Officials scramble to save endangered Javan rhinos

Officials scramble to save endangered Javan rhinos (AP)
This is undated photo released by WWF - National Park Ujung Kulon, a Javan rhino walks in the national park in Ujung Kulon, about 160 kilometers (100 miles) southwest of Jakarta, the capital of Indonesia. The discovery of three dead Javan rhinos has intensified efforts to save one of the world's most endangered mammals from extinction, with an electric fence being built Monday, June 21, 2010 around the new sanctuary and breeding ground. (AP Photo/WWF - National Park Ujung Kulon)

(AP) -- The discovery of three dead Javan rhinos has intensified efforts to save one of the world's most endangered mammals from extinction, with an electric fence being built Monday around a new sanctuary and breeding ground.

With only about 50 of the species left in the wild - all but a handful living in one national park in western - conservationists are even talking about taking the rare step of relocating some of the 5-ton animals to spread out the population and give the Javan rhino a better chance to survive.

Drought and proximity to an active volcano in the densely forested Ujung Kulon park have raised fears that a natural disaster could destroy almost the entire population at once. In Vietnam, the only other place the can be found, there are just four.

"Without drastic action, some rhinos could be extinct in the wild within the next 10 to 20 years," the International Rhino Foundation said.

The Javan rhino, once the most widespread of Asian rhinoceroses, is today the most threatened of five species.

The species was nearly wiped out in 1883 when the Krakatau volcano erupted, spawning a 120-foot (40-meter) tsunami that killed 37,000 people when it inundated more than a hundred villages - and Ujung Kulon.

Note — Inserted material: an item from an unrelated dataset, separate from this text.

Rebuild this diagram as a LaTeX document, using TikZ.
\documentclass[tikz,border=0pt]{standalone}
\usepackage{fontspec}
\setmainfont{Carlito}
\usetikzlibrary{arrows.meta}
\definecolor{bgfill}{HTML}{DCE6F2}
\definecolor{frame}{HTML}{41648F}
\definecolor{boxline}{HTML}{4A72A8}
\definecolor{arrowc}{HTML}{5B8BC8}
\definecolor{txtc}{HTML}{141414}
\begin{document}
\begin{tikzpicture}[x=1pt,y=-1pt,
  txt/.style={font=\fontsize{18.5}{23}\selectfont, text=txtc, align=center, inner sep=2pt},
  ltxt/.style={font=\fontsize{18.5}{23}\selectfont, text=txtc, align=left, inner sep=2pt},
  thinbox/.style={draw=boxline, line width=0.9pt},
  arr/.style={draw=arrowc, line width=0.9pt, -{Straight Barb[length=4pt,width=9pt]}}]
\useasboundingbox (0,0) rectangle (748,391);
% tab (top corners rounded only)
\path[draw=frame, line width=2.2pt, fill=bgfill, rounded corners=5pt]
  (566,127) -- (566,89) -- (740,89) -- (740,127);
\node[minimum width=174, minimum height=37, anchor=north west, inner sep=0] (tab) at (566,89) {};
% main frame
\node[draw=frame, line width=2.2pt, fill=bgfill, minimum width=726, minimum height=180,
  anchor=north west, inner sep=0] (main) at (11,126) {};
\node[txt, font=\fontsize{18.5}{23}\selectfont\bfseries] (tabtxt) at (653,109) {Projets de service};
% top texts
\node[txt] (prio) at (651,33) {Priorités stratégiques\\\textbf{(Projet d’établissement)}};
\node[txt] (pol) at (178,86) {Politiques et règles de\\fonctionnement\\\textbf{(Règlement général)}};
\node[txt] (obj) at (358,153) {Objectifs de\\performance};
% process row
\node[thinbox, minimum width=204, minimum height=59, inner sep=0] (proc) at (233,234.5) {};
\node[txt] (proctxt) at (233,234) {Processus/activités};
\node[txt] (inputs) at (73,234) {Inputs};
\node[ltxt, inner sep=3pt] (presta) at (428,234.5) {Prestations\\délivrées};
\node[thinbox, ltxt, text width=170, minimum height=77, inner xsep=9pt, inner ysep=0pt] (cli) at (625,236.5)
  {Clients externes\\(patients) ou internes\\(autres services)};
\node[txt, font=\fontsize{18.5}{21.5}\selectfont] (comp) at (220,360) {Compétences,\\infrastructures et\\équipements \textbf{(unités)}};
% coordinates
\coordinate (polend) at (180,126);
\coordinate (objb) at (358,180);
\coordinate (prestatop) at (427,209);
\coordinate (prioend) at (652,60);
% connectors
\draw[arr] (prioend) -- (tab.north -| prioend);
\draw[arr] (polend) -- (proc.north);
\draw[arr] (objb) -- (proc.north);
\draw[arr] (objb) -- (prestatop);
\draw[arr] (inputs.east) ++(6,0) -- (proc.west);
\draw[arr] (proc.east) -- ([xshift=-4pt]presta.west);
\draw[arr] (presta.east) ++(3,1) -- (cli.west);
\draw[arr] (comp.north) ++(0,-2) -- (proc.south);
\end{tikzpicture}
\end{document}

The greatest threat they face today is from poachers, and competition for food with other species, according to conservationists.

Rhino horns have long been a popular ingredient in traditional Chinese medicines, fetching tens of thousands of dollars each.

A prolonged dry season in western Indonesia has drained some water sources for the rhinos, and there is also a shortage of grass and other staple foods.

Conservationists have been alarmed at losing three Javan rhinos recently.

"When you are talking about populations as small as this, even one death is significant," said Adhi Rachmat Haryadi, a WWF-Indonesia official at the Ujung Kulon park.

Two skeletons have been found in recent weeks in the Indonesian park, about 160 kilometers (100 miles) southwest of the capital, Jakarta. Though an investigation is ongoing, those animals appear to have died of natural causes within the last three months, Haryadi said.

The third was the suspected victim of poachers. It was found in Vietnam in April and had been shot with its horn chopped off.

On Monday, Indonesian officials were stepping up efforts to save the few animals that remain.

They started installing a 7-mile- (12-kilometer-) long electric fence around a new 10,000-acre (4,000-hectare) sanctuary and breeding ground located alongside Ujung Kulon.

Park chief Agus Priambudi said some of the rhinos will be herded into the area after it is completed later this year.

In addition, he said conservation groups are working closely with the Indonesian government to try to find suitable areas for relocation - either on Java or neighboring Sumatra island - to help spread the species more widely.

"We need someplace that has pools and wallows," said Darori, a senior official at the Forestry Ministry, who wants the rhinos to maintain a steady growth rate of 3 percent.

It is rare to capture a glimpse of the rhino in the wild, but officials hope 58 camera traps set up in the park just over a month ago will provide some valuable information about their numbers and habits. Workers retrieved the cameras last week and planned to start reviewing the footage Monday.

Encouragingly, efforts to save the Javan rhino have met with some success in the past.

There were just about 20 left in Ujung Kulon area before the 1960s, but the World Wildlife Fund's efforts helped increase the number to 50 in the 1990s. Since then, figures have mostly remained steady.

The WWF says competition for food and space is also a problem for the rhinos, who share the (297,881-acre (120,551-hectare) Indonesian park with leopards, silvery gibbons, crab-eating macaques, mouse-deer and hundreds of bird and snake species.